Shortly after all the ping pong balls were accounted for and the world learned that the New Orleans Pelicans earned the right to draft Zion Williamson with the first pick, Rudy Gobert tweeted out a bold declaration: Tanking is over.


We just witnessed the end of tanking . And we should be happy about it.

— Rudy Gobert (@rudygobert27) May 15, 2019

The logic behind this likely stemmed from the fact that only one of the top four teams in terms of lottery odds (New York, Phoenix, Cleveland at 14 percent, Chicago with 10.5) stayed in the top four. The Pelicans, Memphis Grizzlies and Los Angeles Lakers jumped up from seventh, eighth and 11th respectively in lottery odds for the first, second and fourth selections.

This draft is the first since Adam Silver and NBA executives moved to flatten the odds at the top of the draft — a shift from the of previous years where the top three teams had a much higher chance to take home a top pick. The clear message behind that move was to eliminate the incentive to tank by making it far less likely that tanking teams will attain their goal of drafting the best player come June.

Year one of this experiment appears to be something of a success. Tanking teams were penalized two or three spots in the draft pecking order whereas in years past they likely would not have (based on the odds).

So has this ended, or at least significantly curtailed, tanking in the NBA?

Heck to the no it hasn’t.

What Silver, Gobert and pretty much everyone else who has backed these lottery-odds adjusting moves doesn’t understand is that lowering the number of ping pong balls a team gets doesn’t remove the incentive to tank.

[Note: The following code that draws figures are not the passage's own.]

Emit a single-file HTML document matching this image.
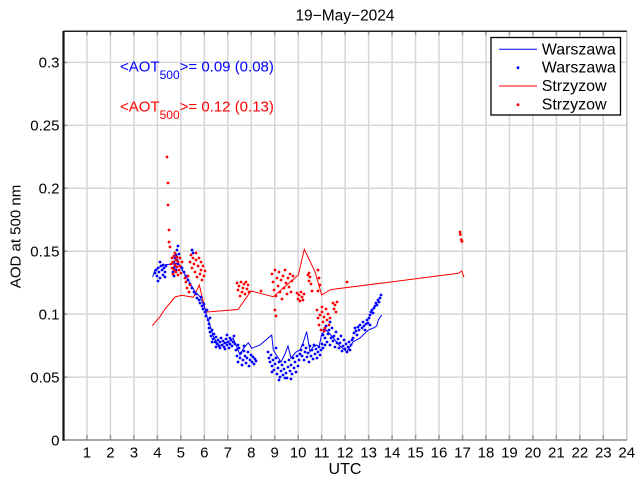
<!DOCTYPE html>
<html>
<head>
<meta charset="utf-8">
<style>
html,body{margin:0;padding:0;background:#fff;}
svg{display:block;}
text{font-family:"Liberation Sans",Arial,sans-serif;}
</style>
</head>
<body>
<svg width="640" height="480" viewBox="0 0 640 480" xmlns="http://www.w3.org/2000/svg">
<rect x="0" y="0" width="640" height="480" fill="#fff"/>
<!-- grid -->
<g stroke="#d6d6d6" stroke-width="1.5" fill="none">
<path d="M86.97 31.3V440M110.44 31.3V440M133.91 31.3V440M157.38 31.3V440M180.85 31.3V440M204.32 31.3V440M227.79 31.3V440M251.26 31.3V440M274.73 31.3V440M298.2 31.3V440M321.67 31.3V440M345.14 31.3V440M368.61 31.3V440M392.08 31.3V440M415.55 31.3V440M439.02 31.3V440M462.49 31.3V440M485.96 31.3V440M509.43 31.3V440M532.9 31.3V440M556.37 31.3V440M579.84 31.3V440M603.31 31.3V440"/>
<path d="M63.5 377.07H626.8M63.5 314.13H626.8M63.5 251.2H626.8M63.5 188.26H626.8M63.5 125.33H626.8M63.5 62.39H626.8"/>
</g>
<!-- ticks -->
<g stroke="#9a9a9a" stroke-width="1.5" fill="none">
<path d="M86.97 440v-5M110.44 440v-5M133.91 440v-5M157.38 440v-5M180.85 440v-5M204.32 440v-5M227.79 440v-5M251.26 440v-5M274.73 440v-5M298.2 440v-5M321.67 440v-5M345.14 440v-5M368.61 440v-5M392.08 440v-5M415.55 440v-5M439.02 440v-5M462.49 440v-5M485.96 440v-5M509.43 440v-5M532.9 440v-5M556.37 440v-5M579.84 440v-5M603.31 440v-5"/>
<path d="M86.97 31.3v4M110.44 31.3v4M133.91 31.3v4M157.38 31.3v4M180.85 31.3v4M204.32 31.3v4M227.79 31.3v4M251.26 31.3v4M274.73 31.3v4M298.2 31.3v4M321.67 31.3v4M345.14 31.3v4M368.61 31.3v4M392.08 31.3v4M415.55 31.3v4M439.02 31.3v4M462.49 31.3v4M485.96 31.3v4M509.43 31.3v4M532.9 31.3v4M556.37 31.3v4M579.84 31.3v4M603.31 31.3v4"/>
<path d="M63.5 377.07h4M63.5 314.13h4M63.5 251.2h4M63.5 188.26h4M63.5 125.33h4M63.5 62.39h4"/>
</g>
<!-- axes -->
<line x1="626.8" y1="31.3" x2="626.8" y2="440" stroke="#c8c8c8" stroke-width="1.5"/>
<line x1="63.5" y1="440" x2="626.8" y2="440" stroke="#8a8a8a" stroke-width="1.5"/>
<line x1="63.5" y1="31.3" x2="626.8" y2="31.3" stroke="#222" stroke-width="1.5"/>
<line x1="63.5" y1="31" x2="63.5" y2="440.7" stroke="#111" stroke-width="2.2"/>

<!-- data lines -->
<path fill="none" stroke="#ff0000" stroke-width="1" d="M152.3 325.7L160 316.7L165 309L175 297L181.7 295.3L193.3 297.3L199.3 285L205 309L207 312L238 309.5L251 291L260 293.3L273.3 296.7L298.3 275L304.3 249.3L315 271.7L321.7 295L330 290L333.3 289.3L458.3 273.3L461.7 271L464 277.3"/>
<path fill="none" stroke="#0000ff" stroke-width="1" d="M152.7 277L155 270L158 268L162.7 265L172.7 264L178.3 263.3L183.3 271.7L195 291.7L200 296.7L205 308.3L207 317L210 325L213 336L216 341L220 346L225 343L230 341L233 338L236.7 346.7L240 355L243 349L248.3 342.7L251.7 348.3L260 345L271.7 335L273.3 350L277 356L281 362L285 354L288 346L291 358L296 352L300 350L303 343L306.7 331.7L310 351.7L313 347L316.7 345L319 347L321.7 334L326 330L330 334L335 340L340 346L346.7 351.7L353.3 341.7L360 338L368.3 330L373.3 328L376.7 326L378.3 320L381.7 315"/>

<!-- blue dots -->
<path fill="none" stroke="#0000ff" stroke-width="2.8" stroke-linecap="round" d="M155 273h0M156 270h0M157 276h0M158 268h0M159 272h0M160 278h0M161 266h0M162 270h0M163 275h0M163 265h0M164 268h0M165 272h0M165 277h0M166 266h0M160 262h0M158 281h0
M173 272h0M174 268h0M174 262h0M175 258h0M175 266h0M176 255h0M176 270h0M177 250h0M177 260h0M178 246h0M178 264h0M179 254h0M180 258h0M181 267h0M174 276h0M192 250h0M193 253h0
M182 268h0M184 272h0M186 276h0M188 280h0M190 284h0M192 288h0M194 292h0M196 294h0M197 298h0M199 300h0M200 303h0M201 297h0M202 306h0M203 309h0M204 304h0M205 312h0M206 316h0M207 310h0M208 320h0M209 324h0M210 318h0
M209 328h0M210 332h0M211 336h0M212 330h0M213 339h0M214 334h0M215 342h0M216 337h0M217 344h0M218 340h0M219 346h0M220 342h0M221 338h0M222 345h0M223 341h0M224 347h0M225 343h0M226 339h0M227 345h0M228 342h0M229 348h0M230 344h0M231 340h0M232 346h0M233 342h0M234 336h0M235 344h0M212 342h0M216 347h0M220 348h0M225 349h0M230 338h0M227 335h0
M236 350h0M237 356h0M238 362h0M239 348h0M240 358h0M241 353h0M242 365h0M243 360h0M244 351h0M245 356h0M246 363h0M247 358h0M248 352h0M249 366h0M250 360h0M251 355h0M252 362h0M253 357h0M254 364h0M255 359h0M256 361h0M238 345h0M244 346h0
M268 352h0M269 358h0M270 362h0M271 355h0M272 366h0M273 360h0M274 370h0M275 364h0M276 358h0M277 374h0M278 368h0M279 362h0M280 377h0M281 371h0M282 365h0M283 375h0M284 369h0M285 362h0M286 373h0M287 378h0M288 367h0M289 360h0M290 371h0M291 365h0M292 374h0M293 358h0M294 368h0M295 362h0M296 372h0M297 356h0M298 366h0M299 360h0M300 354h0M279 380h0M285 378h0M272 372h0M291 379h0M276 348h0
M301 350h0M302 356h0M303 345h0M304 360h0M305 352h0M306 348h0M307 357h0M308 353h0M309 362h0M310 346h0M311 356h0M312 350h0M313 359h0M314 345h0M315 354h0M316 349h0M317 358h0M318 352h0M319 347h0M320 355h0M321 350h0M322 344h0M323 348h0
M323 335h0M324 330h0M325 338h0M326 326h0M327 342h0M328 334h0M329 330h0M330 345h0M331 338h0M332 328h0M333 341h0M334 336h0M335 347h0M336 332h0M337 343h0M338 339h0M339 348h0M340 343h0M341 336h0M342 351h0M343 346h0M344 340h0M345 349h0M346 344h0M347 352h0M348 347h0M349 342h0M350 350h0M351 345h0M352 340h0M353 338h0M325 345h0M330 322h0
M354 333h0M355 328h0M356 331h0M358 327h0M359 330h0M360 325h0M362 328h0M363 322h0M364 326h0M366 324h0M367 320h0M368 323h0M369 318h0M370 315h0M371 312h0M372 310h0M373 313h0M374 308h0M375 306h0M376 303h0M377 305h0M378 300h0M379 302h0M380 298h0M381 295h0M357 335h0M365 330h0M370 325h0"/>

<!-- red dots -->
<path fill="none" stroke="#ff0000" stroke-width="2.8" stroke-linecap="round" d="M167 157h0M168 183h0M168 205h0M169 230h0M169 242h0M170 247h0
M171 264h0M172 258h0M172 268h0M173 262h0M174 256h0M174 270h0M175 265h0M176 260h0M176 272h0M177 267h0M178 262h0M179 270h0M180 258h0M180 266h0M181 273h0M182 262h0M173 274h0M178 275h0M175 253h0M177 257h0
M185 278h0M186 282h0M187 288h0M188 276h0M189 292h0M190 285h0
M190 262h0M191 255h0M192 268h0M193 258h0M194 264h0M195 272h0M196 260h0M197 277h0M198 266h0M199 258h0M200 274h0M201 270h0M202 280h0M203 266h0M204 276h0M205 271h0M196 253h0M201 262h0
M237 283h0M238 290h0M239 286h0M240 296h0M241 282h0M242 292h0M243 288h0M244 284h0M245 294h0M246 282h0M247 289h0M248 285h0M249 292h0M261 291h0
M272 274h0M273 282h0M274 290h0M275 270h0M276 296h0M277 278h0M278 286h0M279 272h0M280 292h0M281 280h0M282 299h0M283 276h0M284 288h0M285 270h0M286 283h0M287 294h0M288 278h0M289 287h0M290 274h0M291 292h0M292 281h0M293 276h0M275 310h0M276 316h0
M297 293h0M298 299h0M299 295h0M300 301h0M301 292h0M302 297h0M303 300h0M304 294h0
M308 275h0M309 281h0M310 277h0M311 284h0M312 291h0M309 273h0M318 270h0M319 278h0M320 285h0M318 291h0
M317 310h0M318 318h0M319 325h0M320 315h0M321 330h0M322 312h0M323 322h0M324 317h0M325 328h0M326 309h0M327 320h0M328 314h0M329 325h0M330 318h0M322 307h0M324 331h0
M333 303h0M334 309h0M335 305h0M336 312h0M337 302h0M347 282h0
M460 232h0M460.3 234.5h0M461.3 239.7h0M462 241.5h0"/>

<!-- AOT annotations -->
<text x="120" y="71.7" font-size="15" fill="#0000ff">&lt;AOT<tspan font-size="12" dy="7.3">500</tspan><tspan dy="-7.3">&gt;= 0.09 (0.08)</tspan></text>
<text x="120" y="111.7" font-size="15" fill="#ff0000">&lt;AOT<tspan font-size="12" dy="7.3">500</tspan><tspan dy="-7.3">&gt;= 0.12 (0.13)</tspan></text>

<!-- legend -->
<rect x="491" y="37.5" width="129.5" height="77.5" fill="#fff" stroke="#000" stroke-width="1.3"/>
<line x1="499" y1="49.3" x2="537" y2="49.3" stroke="#0000ff" stroke-width="1"/>
<circle cx="518" cy="67.7" r="1.4" fill="#0000ff"/>
<line x1="499" y1="86" x2="537" y2="86" stroke="#ff0000" stroke-width="1"/>
<circle cx="518" cy="104.7" r="1.4" fill="#ff0000"/>
<g font-size="16" fill="#000">
<text x="541.7" y="54.3">Warszawa</text>
<text x="541.7" y="72.7">Warszawa</text>
<text x="541.7" y="91">Strzyzow</text>
<text x="541.7" y="109.4">Strzyzow</text>
</g>

<!-- y tick labels -->
<g font-size="15" fill="#000" text-anchor="end">
<text x="59.5" y="445.3">0</text>
<text x="59.5" y="382.4">0.05</text>
<text x="59.5" y="319.4">0.1</text>
<text x="59.5" y="256.5">0.15</text>
<text x="59.5" y="193.6">0.2</text>
<text x="59.5" y="130.6">0.25</text>
<text x="59.5" y="67.7">0.3</text>
</g>
<!-- x tick labels -->
<g font-size="15" fill="#000" text-anchor="middle">
<text x="86.97" y="457.7">1</text>
<text x="110.44" y="457.7">2</text>
<text x="133.91" y="457.7">3</text>
<text x="157.38" y="457.7">4</text>
<text x="180.85" y="457.7">5</text>
<text x="204.32" y="457.7">6</text>
<text x="227.79" y="457.7">7</text>
<text x="251.26" y="457.7">8</text>
<text x="274.73" y="457.7">9</text>
<text x="298.2" y="457.7">10</text>
<text x="321.67" y="457.7">11</text>
<text x="345.14" y="457.7">12</text>
<text x="368.61" y="457.7">13</text>
<text x="392.08" y="457.7">14</text>
<text x="415.55" y="457.7">15</text>
<text x="439.02" y="457.7">16</text>
<text x="462.49" y="457.7">17</text>
<text x="485.96" y="457.7">18</text>
<text x="509.43" y="457.7">19</text>
<text x="532.9" y="457.7">20</text>
<text x="556.37" y="457.7">21</text>
<text x="579.84" y="457.7">22</text>
<text x="603.31" y="457.7">23</text>
<text x="626.78" y="457.7">24</text>
</g>

<!-- axis labels and title -->
<text x="345" y="474" font-size="16" text-anchor="middle" fill="#000">UTC</text>
<text transform="translate(20.5,236.5) rotate(-90)" font-size="15" text-anchor="middle" fill="#000">AOD at 500 nm</text>
<text x="345" y="20.7" font-size="15.5" text-anchor="middle" fill="#000">19−May−2024</text>
</svg>
</body>
</html>
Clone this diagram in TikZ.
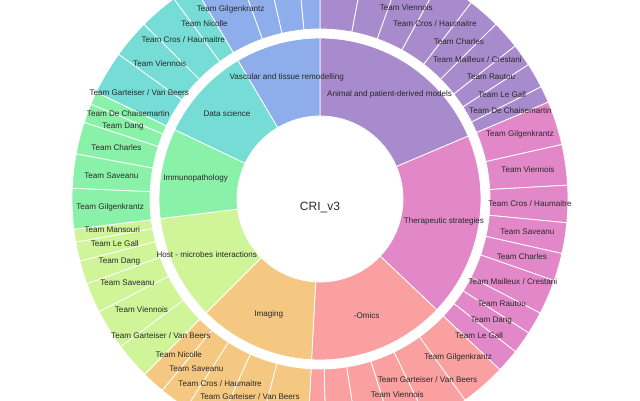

It merely increases the punishment for trying.

“But,” you are definitely thinking to yourself and not just as a writing trope to make a point, “isn’t increasing the punishment for tanking basically lowering or taking away the incentive to do so?” Well, yes, perhaps a little. But the thing that makes teams go back to tanking time and time again isn’t that it’s the best option or most effective option. It’s because they have no alternative worth relying on.

Building through free agency is all but a wash these days with luck and the whims of a handful of star players and agents deciding the fate of a half a dozen franchises foolish enough to bet their futures on him. Trades can be very effective but the timing needs to be just right and the trade partner has to either be generous or stupid in order to not give up too much and negate the positive effects of the trade. Plus, trades carry the risk of renting a guy you sold the farm for.

Tanking is one of the preferred rebuild methods because it provides the best hope at obtaining the one thing capable of putting a franchise over the top: A star player. Plus, getting a star via the draft means you keep that player guaranteed for most of that player’s relevant career.

If a GM wants to obtain a star in a way other than tanking, well, he has to...win a lottery.